Stop the Fleas and Ticks
Fleas and ticks can be a big problem, not just for pets or livestock, but for humans as well. Fortunately, it is possible to stop fleas and ticks from being a bother, and there are many steps you can take to keep these pests away and prevent infestations before they start.
The Problems With Fleas and Ticks
Fleas and ticks are pernicious biting insects that, at best, cause skin irritation and itching, which can increase stress levels for all animals and may impact the overall weight and productivity of agricultural livestock, as well as impact the quality of life for beloved pets. At worst, flea and tick bites can cause allergic sensitivities to flare up and may even transmit more dangerous diseases. Depending on the region and the scale of the infestation, fleas and ticks have been documented as transmitting typhus, Lyme disease, Rocky Mountain spotted fever, tularemia, and other diseases, as well as different varieties of tapeworm. Any of these conditions can have potentially serious health complications, and in some cases, may even lead to fatalities. Stopping fleas and ticks, however, is easier than many people realize and dramatically reduces the risks associated with these pests.
Stopping Fleas and Ticks
The best solution to prevent problems with fleas and ticks is to prevent these insects from gaining a foothold in the first place. While they can be somewhat challenging to remove once an infestation has developed, it is much easier to keep fleas and ticks away in the beginning, and several easy steps can make a home, barn, garden, or property much less friendly for these unwelcome visitors.
Keep the Lawn Short
Fleas and ticks thrive in damp, dark areas, such as sheltered by long, uncut grass. Keeping a lawn trimmed more regularly, bagging lawn clippings, and watering appropriately will minimize the habitat available for these pests to settle in. Dethatching a lawn can also help reduce compaction and improve air and water circulation at the soil’s surface, making the area less appealing to fleas and ticks.
Trim Bushes and Shrubbery
These insects will also make themselves at home in any dense plantings, including bushes and shrubbery that may be right next to windows, doorways, vents, and other entry points into buildings and structures. Pruning these plants and trimming them away from walls will bring more light and air into their growth to discourage fleas and ticks.
Declutter the Yard
Not only will fleas and ticks take up residence in long grass and thick shrubbery, but any piles of yard clutter can also harbor these pests. Piles of brush, logs, rocks, or bricks can be shelter for fleas and ticks, and they may even nestle into niches of plastic toys. Remove these items or store them in a cool, dry place when not in use.
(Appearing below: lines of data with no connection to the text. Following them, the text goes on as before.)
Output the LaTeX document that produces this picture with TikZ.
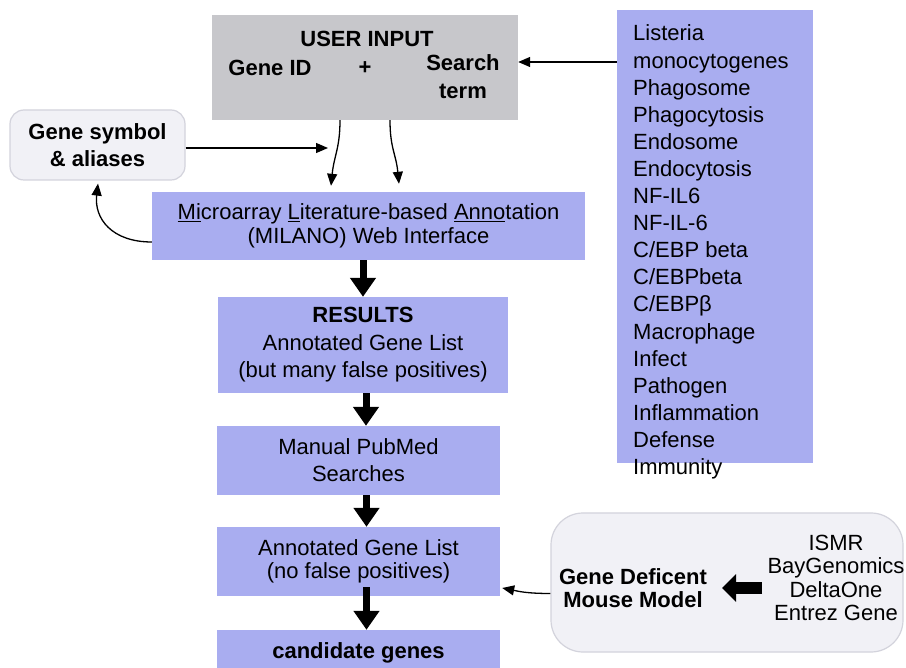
\documentclass[tikz,border=0pt]{standalone}
\usepackage{fontspec}
\setmainfont{Liberation Sans}
\usetikzlibrary{arrows.meta,calc}
\definecolor{lav}{HTML}{A9ADF0}
\definecolor{uigray}{HTML}{C7C7CB}
\definecolor{rndfill}{HTML}{F1F1F6}
\definecolor{rnddraw}{HTML}{D3D3DC}
\newcommand\fsz[1]{\fontsize{22}{#1}\selectfont}
\begin{document}
\begin{tikzpicture}[x=1pt,y=-1pt,
  box/.style={fill=lav, draw=none, inner sep=0pt, align=center},
  rbox/.style={fill=rndfill, draw=rnddraw, line width=1.2pt, inner sep=0pt},
  txt/.style={inner sep=0pt, align=center},
  thinarrow/.style={line width=1.3pt, -{Triangle[length=12pt,width=10pt]}},
  thickarrow/.style={line width=7pt, -{Triangle[length=19pt,width=25pt]}},
  blockarrow/.style={line width=12pt, -{Triangle[length=14pt,width=27pt]}}
]
\useasboundingbox (0,0) rectangle (906,668);
\clip (0,0) rectangle (906,668);
\fill[white] (0,0) rectangle (906,668);

% USER INPUT
\node[fill=uigray, inner sep=0pt, minimum width=306pt, minimum height=105pt] (ui) at (365,67.5) {};
\node[txt, font=\fsz{26}\bfseries] (uit) at (367,39) {USER INPUT};
\node[txt, font=\fsz{26}\bfseries] (uig) at (270,68) {Gene ID};
\node[txt, font=\fsz{26}\bfseries] (uip) at (365,68) {+};
\node[txt, font=\fsz{28}\bfseries] (uis) at (463,77) {Search\\term};

% keyword list
\node[box, minimum width=196pt, minimum height=453pt] (kw) at (715,236.5) {};
\foreach \w [count=\i] in {Listeria, monocytogenes, Phagosome, Phagocytosis, Endosome, Endocytosis, NF-IL6, NF-IL-6, C/EBP beta, C/EBPbeta, C/EBPβ, Macrophage, Infect, Pathogen, Inflammation, Defense, Immunity}
  \node[inner sep=0pt, anchor=base west, font=\fsz{26}] (kw\i) at (633, {41+(\i-1)*27.1}) {\w};

% gene symbol
\node[rbox, rounded corners=14pt, minimum width=175pt, minimum height=70pt, align=center, font=\fsz{27}\bfseries] (gs) at (97.5,145) {Gene symbol\\\& aliases};

% MILANO
\node[box, minimum width=433pt, minimum height=68pt, font=\fsz{23.5}] (mil) at (368.5,226)
  {\underline{Mi}croarray \underline{L}iterature-based \underline{An}\underline{no}tation\\(MILANO) Web Interface};

% results
\node[box, minimum width=290pt, minimum height=96pt, font=\fsz{27.5}] (res) at (363,345)
  {\textbf{RESULTS}\\Annotated Gene List\\(but many false positives)};

% manual pubmed
\node[box, minimum width=283pt, minimum height=69pt, font=\fsz{27}] (man) at (358.5,460.5) {Manual PubMed\\Searches};

% annotated
\node[box, minimum width=283pt, minimum height=69pt, font=\fsz{23.5}] (ann) at (358.5,561.5) {Annotated Gene List\\(no false positives)};

% candidate
\node[box, minimum width=283pt, minimum height=46pt, font=\fsz{26}\bfseries] (cand) at (358.5,653) {candidate genes};

% gene deficient
\node[rbox, rounded corners=32pt, minimum width=352pt, minimum height=139pt] (gd) at (727,582.5) {};
\node[txt, font=\fsz{23}\bfseries] (gdl) at (633,588.5) {Gene Deficent\\Mouse Model};
\node[txt, font=\fsz{23.3}] (gdr) at (836,578) {ISMR\\BayGenomics\\DeltaOne\\Entrez Gene};

% connectors
\draw[thinarrow] ([yshift=174.5pt]kw.west) -- ([yshift=5.5pt]ui.east);
\coordinate (gsend) at (328,148);
\draw[thinarrow] ([yshift=-3pt]gs.east) -- (gsend);
\draw[thinarrow] ([xshift=-25pt]ui.south) .. controls +(0,28) and +(3,-30) .. ([xshift=-37.5pt,yshift=6pt]mil.north);
\draw[thinarrow] ([xshift=25pt]ui.south) .. controls +(0,28) and +(-3,-30) .. ([xshift=30.5pt,yshift=8pt]mil.north);
\draw[thinarrow] ([yshift=-16pt]mil.west) .. controls +(-40,0) and +(-4,35) .. ([xshift=0.5pt,yshift=-3pt]gs.south);
\draw[thickarrow] (mil.south -| res.north) -- (res.north);
\draw[thickarrow] ([xshift=3pt]res.south) -- ([xshift=3pt]res.south |- man.north);
\draw[thickarrow] ([xshift=8pt]man.south) -- ([xshift=8pt]man.south |- ann.north);
\draw[thickarrow] ([xshift=8pt,yshift=9pt]ann.south) -- ([xshift=8pt]ann.south |- cand.north);
\draw[thinarrow] ([yshift=-11pt]gd.west) .. controls +(-25,0) and +(15,3) .. ([xshift=2pt,yshift=-26.5pt]ann.east);
\draw[blockarrow] (762,588) -- (722,588);
\end{tikzpicture}
\end{document}
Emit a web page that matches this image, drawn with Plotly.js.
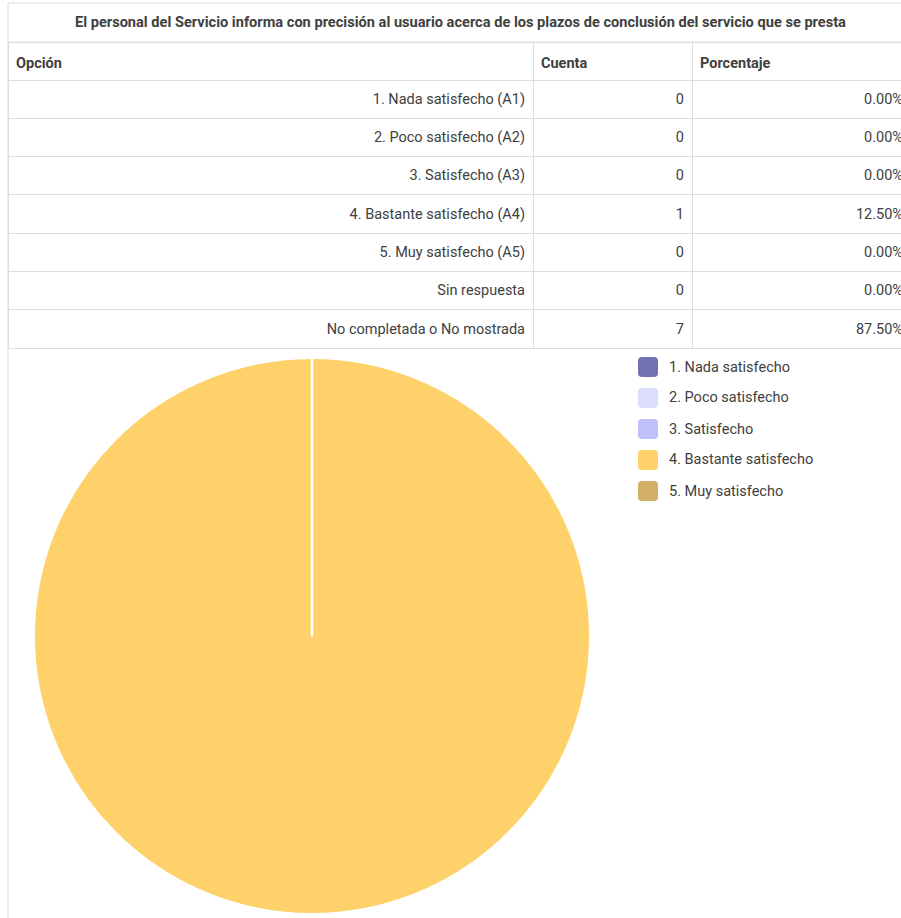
<!DOCTYPE html>
<html><head><meta charset="utf-8">
<script src="https://cdn.plot.ly/plotly-3.0.1.min.js"></script>
<style>html,body{margin:0;padding:0;overflow:hidden;background:#fff}#chart{width:920px;height:918px}</style>
</head><body><div id="chart"></div><script>
const chartTitle = "El personal del Servicio informa con precisión al usuario acerca de los plazos de conclusión del servicio que se presta";
const columnHeaders = ["Opción", "Cuenta", "Porcentaje"];
const options = ["1. Nada satisfecho (A1)", "2. Poco satisfecho (A2)", "3. Satisfecho (A3)", "4. Bastante satisfecho (A4)", "5. Muy satisfecho (A5)", "Sin respuesta", "No completada o No mostrada"];
const counts = [0, 0, 0, 1, 0, 0, 7];
const percentages = [0, 0, 0, 12.5, 0, 0, 87.5];
const pieLabels = ["1. Nada satisfecho", "2. Poco satisfecho", "3. Satisfecho", "4. Bastante satisfecho", "5. Muy satisfecho"];
const pieValues = [0, 0, 0, 1, 0];
const pieColors = ["#7272b2", "#dcdcfc", "#bfbffc", "#ffd16a", "#d3b067"];

const W = 920, H = 918;
const px = x => x / W;
const py = y => 1 - y / H;
const FONT = "Roboto, 'Open Sans', sans-serif";
const FS = 14.5;
const TXT = "#404040";
const LINE = "#dddddd";
const CLEAR = "rgba(0,0,0,0)";

const pctText = percentages.map(p => p.toFixed(2) + "%");
const headerVals = columnHeaders.map(h => "<b>" + h + "</b>");
const cellVals = [options, counts, pctText];

function makeTable(top, withGrid) {
  const blank = arr => arr.map(() => "");
  return {
    type: "table",
    domain: {x: [px(8), px(911)], y: [py(top + 312), py(top)]},
    columnwidth: [525, 159, 219],
    header: {
      values: withGrid ? blank(headerVals) : headerVals, align: "left", height: 38,
      line: {color: withGrid ? LINE : CLEAR, width: 1},
      fill: {color: withGrid ? "#ffffff" : CLEAR},
      font: {family: FONT, size: FS, color: TXT}
    },
    cells: {
      values: withGrid ? cellVals.map(blank) : cellVals, align: ["right", "right", "right"], height: 38.3,
      line: {color: withGrid ? LINE : CLEAR, width: 1},
      fill: {color: withGrid ? "#ffffff" : CLEAR},
      font: {family: FONT, size: FS, color: TXT}
    }
  };
}
// grid table, plus a text layer nudged down so the text sits centred in each row
const gridTable = makeTable(42, true);
const textTable = makeTable(47, false);

const pieDomain = {x: [px(34), px(590)], y: [py(914), py(358)]};
const pieTrace = {
  type: "pie", labels: pieLabels, values: pieValues,
  marker: {colors: pieColors, line: {color: "#ffffff", width: 2}},
  sort: false, direction: "clockwise", rotation: 0,
  textinfo: "none", hoverinfo: "label+value+percent", showlegend: false,
  domain: pieDomain
};

const shapes = [
  {type: "line", xref: "paper", yref: "paper", x0: px(8), x1: px(8), y0: py(3), y1: py(918), line: {color: LINE, width: 1}},
  {type: "line", xref: "paper", yref: "paper", x0: px(8), x1: 1, y0: py(3), y1: py(3), line: {color: LINE, width: 1}},
  {type: "line", xref: "paper", yref: "paper", x0: px(8), x1: 1, y0: py(42), y1: py(42), line: {color: LINE, width: 1}},
  // white border line of the single full slice (centre to top)
  {type: "line", xref: "paper", yref: "paper",
   x0: (pieDomain.x[0] + pieDomain.x[1]) / 2, x1: (pieDomain.x[0] + pieDomain.x[1]) / 2,
   y0: (pieDomain.y[0] + pieDomain.y[1]) / 2, y1: pieDomain.y[1], line: {color: "#ffffff", width: 2.5}}
];
const annotations = [
  {xref: "paper", yref: "paper", x: px(460), y: py(22), xanchor: "center", yanchor: "middle",
   text: "<b>" + chartTitle + "</b>", showarrow: false, font: {family: FONT, size: 14.6, color: TXT}}
];
pieLabels.forEach((lab, i) => {
  const cy = 367 + 31 * i;
  shapes.push({type: "path", xref: "paper", yref: "paper", xsizemode: "pixel", ysizemode: "pixel",
    xanchor: px(648), yanchor: py(cy),
    path: "M -6,-10 L 6,-10 Q 10,-10 10,-6 L 10,6 Q 10,10 6,10 L -6,10 Q -10,10 -10,6 L -10,-6 Q -10,-10 -6,-10 Z",
    fillcolor: pieColors[i], line: {width: 0}});
  annotations.push({xref: "paper", yref: "paper", x: px(667), y: py(cy), xanchor: "left", yanchor: "middle",
    text: lab, showarrow: false, font: {family: FONT, size: FS, color: TXT}});
});

Plotly.newPlot("chart", [gridTable, textTable, pieTrace], {
  width: W, height: H, margin: {l: 0, r: 0, t: 0, b: 0},
  paper_bgcolor: "#ffffff", plot_bgcolor: "#ffffff",
  shapes: shapes, annotations: annotations, showlegend: false
}, {displayModeBar: false, staticPlot: true});
</script></body></html>
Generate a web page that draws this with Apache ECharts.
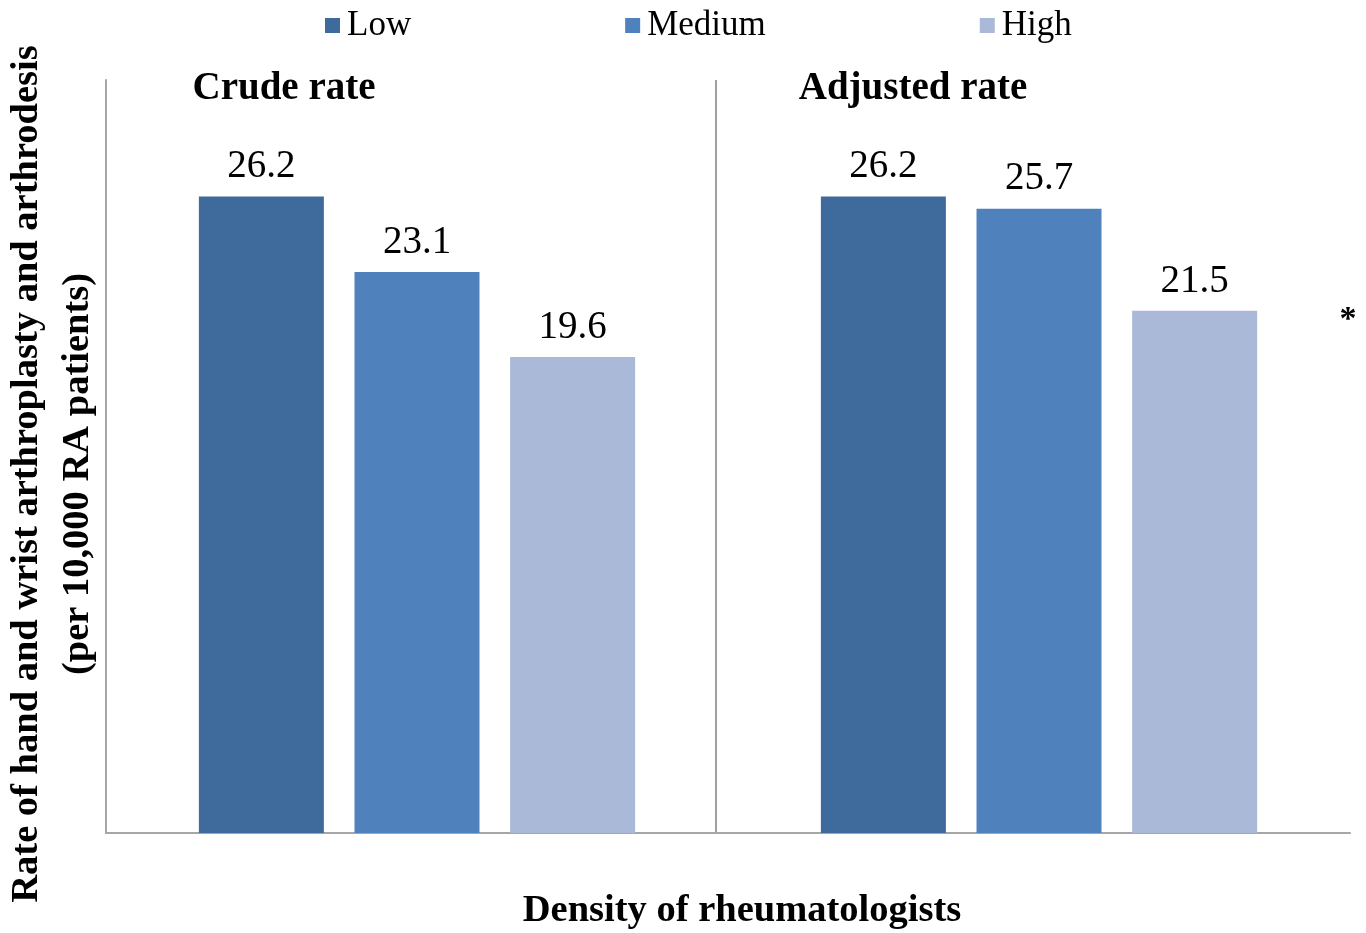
<!DOCTYPE html>
<html><head><meta charset="utf-8">
<script src="https://cdn.jsdelivr.net/npm/echarts@6/dist/echarts.min.js"></script>
<style>html,body{margin:0;padding:0;background:#fff}#c{width:1366px;height:933px}</style>
</head><body><div id="c"></div>
<script>
const categories = ['Crude rate', 'Adjusted rate'];
const seriesNames = ['Low', 'Medium', 'High'];
const lowValues = [26.2, 26.2];
const mediumValues = [23.1, 25.7];
const highValues = [19.6, 21.5];
const colors = ['#3F6A9C', '#4F81BD', '#AAB9D7'];
const serif = '"Liberation Serif", "Times New Roman", serif';

const chart = echarts.init(document.getElementById('c'));
const labelCfg = {show: true, position: 'top', distance: 10, color: '#000', fontFamily: serif, fontSize: 39,
  formatter: p => p.value.toFixed(1)};
const mk = (name, data, i) => ({
  name, type: 'bar', data, barWidth: 125, barGap: '24.5%',
  itemStyle: {color: colors[i]}, label: labelCfg
});
chart.setOption({
  animation: false,
  color: colors,
  grid: {left: 106, right: 16, top: 80, bottom: 100, containLabel: false},
  legend: {
    top: 3, left: 320, itemWidth: 15, itemHeight: 15, itemGap: 214,
    icon: 'rect',
    textStyle: {fontFamily: serif, fontSize: 35, color: '#000', padding: [0, 0, 0, 2]},
    data: seriesNames
  },
  xAxis: {
    type: 'category', data: categories,
    axisLine: {show: true, lineStyle: {color: '#A6A6A6', width: 2}},
    axisTick: {show: false}, axisLabel: {show: false}
  },
  yAxis: {
    type: 'value', min: 0, max: 31,
    axisLine: {show: true, lineStyle: {color: '#A6A6A6', width: 2}},
    axisTick: {show: false}, axisLabel: {show: false}, splitLine: {show: false}
  },
  series: [mk(seriesNames[0], lowValues, 0), mk(seriesNames[1], mediumValues, 1), mk(seriesNames[2], highValues, 2)],
  graphic: [
    {type: 'line', shape: {x1: 716, y1: 80, x2: 716, y2: 833}, style: {stroke: '#808080', lineWidth: 1.5}},
    {type: 'text', x: 284, y: 89, style: {text: categories[0], font: 'bold 39px ' + serif, fill: '#000', textAlign: 'center', textVerticalAlign: 'middle'}},
    {type: 'text', x: 913, y: 89, style: {text: categories[1], font: 'bold 39px ' + serif, fill: '#000', textAlign: 'center', textVerticalAlign: 'middle'}},
    {type: 'text', x: 1348, y: 320, style: {text: '*', font: 'bold 34px ' + serif, fill: '#000', textAlign: 'center', textVerticalAlign: 'middle'}},
    {type: 'text', x: 742, y: 911, style: {text: 'Density of rheumatologists', font: 'bold 38.5px ' + serif, fill: '#000', textAlign: 'center', textVerticalAlign: 'middle'}},
    {type: 'text', x: 27, y: 474, rotation: Math.PI / 2, style: {text: 'Rate of hand and wrist arthroplasty and arthrodesis', font: 'bold 38.5px ' + serif, fill: '#000', textAlign: 'center', textVerticalAlign: 'middle'}},
    {type: 'text', x: 78, y: 474, rotation: Math.PI / 2, style: {text: '(per 10,000 RA patients)', font: 'bold 38.5px ' + serif, fill: '#000', textAlign: 'center', textVerticalAlign: 'middle'}}
  ]
});
</script></body></html>
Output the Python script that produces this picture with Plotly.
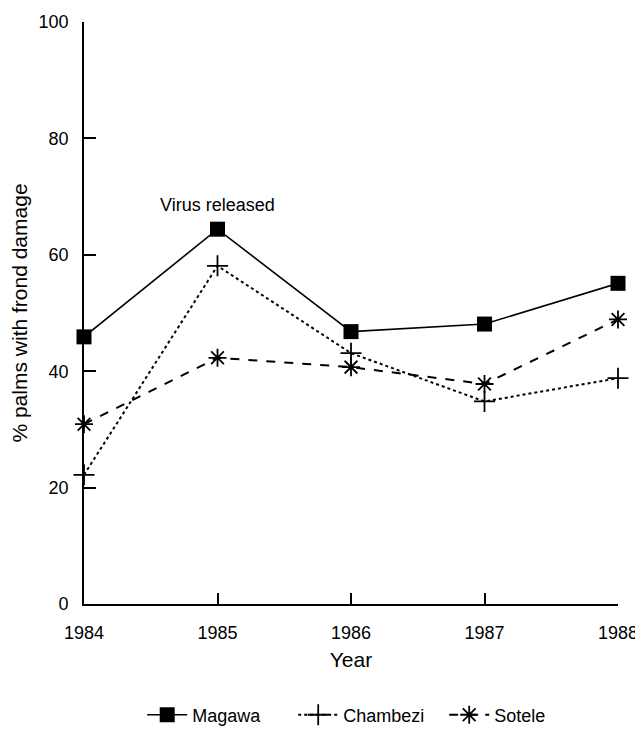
import plotly.graph_objects as go

years = [1984, 1985, 1986, 1987, 1988]
magawa = [45.9, 64.4, 46.8, 48.1, 55.1]
chambezi = [22.2, 58.1, 43.1, 34.8, 38.8]
sotele = [30.9, 42.3, 40.7, 37.8, 48.9]
y_ticks = [0, 20, 40, 60, 80, 100]

FONT = "Liberation Sans, Arial, Helvetica, sans-serif"
FS = 18
TFS = 21

fig = go.Figure()
fig.add_trace(go.Scatter(
    x=years, y=magawa, name="Magawa", mode="lines+markers",
    line=dict(color="black", width=1.6, dash="solid"),
    marker=dict(symbol="square", size=15, color="black"),
    cliponaxis=False))
fig.add_trace(go.Scatter(
    x=years, y=chambezi, name="Chambezi", mode="lines+markers",
    line=dict(color="black", width=2, dash="dot"),
    marker=dict(symbol="cross-thin", size=15, color="black",
                line=dict(color="black", width=1.8)),
    cliponaxis=False))
fig.add_trace(go.Scatter(
    x=years, y=sotele, name="Sotele", mode="lines+markers",
    line=dict(color="black", width=2, dash="dash"),
    marker=dict(symbol="asterisk-open", size=15, color="black",
                line=dict(color="black", width=1.8)),
    cliponaxis=False))

fig.add_annotation(x=1985, y=64.4, text="Virus released", showarrow=False,
                   yshift=24, font=dict(size=FS, color="black", family=FONT))

fig.update_layout(
    width=635, height=721,
    margin=dict(l=76, r=25, t=14, b=125, autoexpand=False),
    paper_bgcolor="white", plot_bgcolor="white",
    font=dict(family=FONT, size=FS, color="black"),
    showlegend=True,
    legend=dict(orientation="h", x=0.109, xanchor="left", y=-0.159, yanchor="top",
                font=dict(size=FS), itemwidth=40, tracegroupgap=0,
                entrywidth=96),
)
fig.update_xaxes(
    range=[1984, 1988], tickvals=years, ticktext=[str(y) for y in years],
    showgrid=False, zeroline=False, showline=True, linecolor="black", linewidth=1.6,
    ticks="inside", ticklen=11, tickwidth=1.6, tickcolor="black",
    title=dict(text="Year", standoff=10, font=dict(size=TFS)),
    ticklabelstandoff=12, automargin=False,
)
fig.update_yaxes(
    range=[0, 100], tickvals=y_ticks,
    showgrid=False, zeroline=False, showline=True, linecolor="black", linewidth=1.6,
    ticks="inside", ticklen=12, tickwidth=1.6, tickcolor="black",
    title=dict(text="% palms with frond damage", standoff=14, font=dict(size=TFS)),
    ticklabelstandoff=10, automargin=False,
)

fig.write_html("out.html")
Many common wildlife visitors can harbor fleas and ticks, including raccoons, skunks, squirrels, possums, and deer. Keeping these animals away will minimize the risk of carrying fleas and ticks, as well as their eggs, onto your property. Invest in secure fencing and other barriers, choose deer-resistant landscaping, remove potential food and water sources, and otherwise encourage these visitors to seek shelter elsewhere.
Choose Plants That Repel Fleas and Ticks
Some plants exude aromas, oils, or other chemicals that naturally repel fleas and ticks. Adding these plants to your landscaping, particularly near windows, doorways, walkways, and fences, will help stop fleas and ticks. Garlic, lavender, chrysanthemums, lemongrass, rosemary, spearmint, peppermint, and geraniums are all good choices to repel pests.
Inside your home, regular vacuuming can not only suck up any invading fleas and ticks, but will also collect eggs before they hatch. Vacuum rugs, upholstery, draperies, and any cracks or crevices, and discard the vacuum bag outside or rinse out the vacuum canister with hot, soapy water to thoroughly remove fleas and ticks.
Clean Animal Bedding
Because fleas and ticks will attach themselves to pets and livestock, cleaning animal bedding is essential to remove pest infestations. Wash blankets and beds and clean stalls regularly, and don’t forget to also wash pet toys, horse blankets, and similar items that could be attractive to fleas and ticks.
While each of these steps can help stop fleas and ticks from becoming a bother, it is best to use as many steps as possible for the most thorough, effective protection against these unwanted invaders. The more techniques you use, the less likely it is that fleas and ticks can become established nearby.
Treating Your Animals
In addition to taking steps to stop fleas and ticks, it can also be useful to treat pets and livestock as a last line of defense against pest bites. There are a variety of dips, powders, sprays, collars, and drops that provide different levels of protection depending on the animal’s size, health, and environment. Consult with your veterinarian about the appropriate product for your animal, and it can be one more step in stopping the fleas and ticks in their tracks.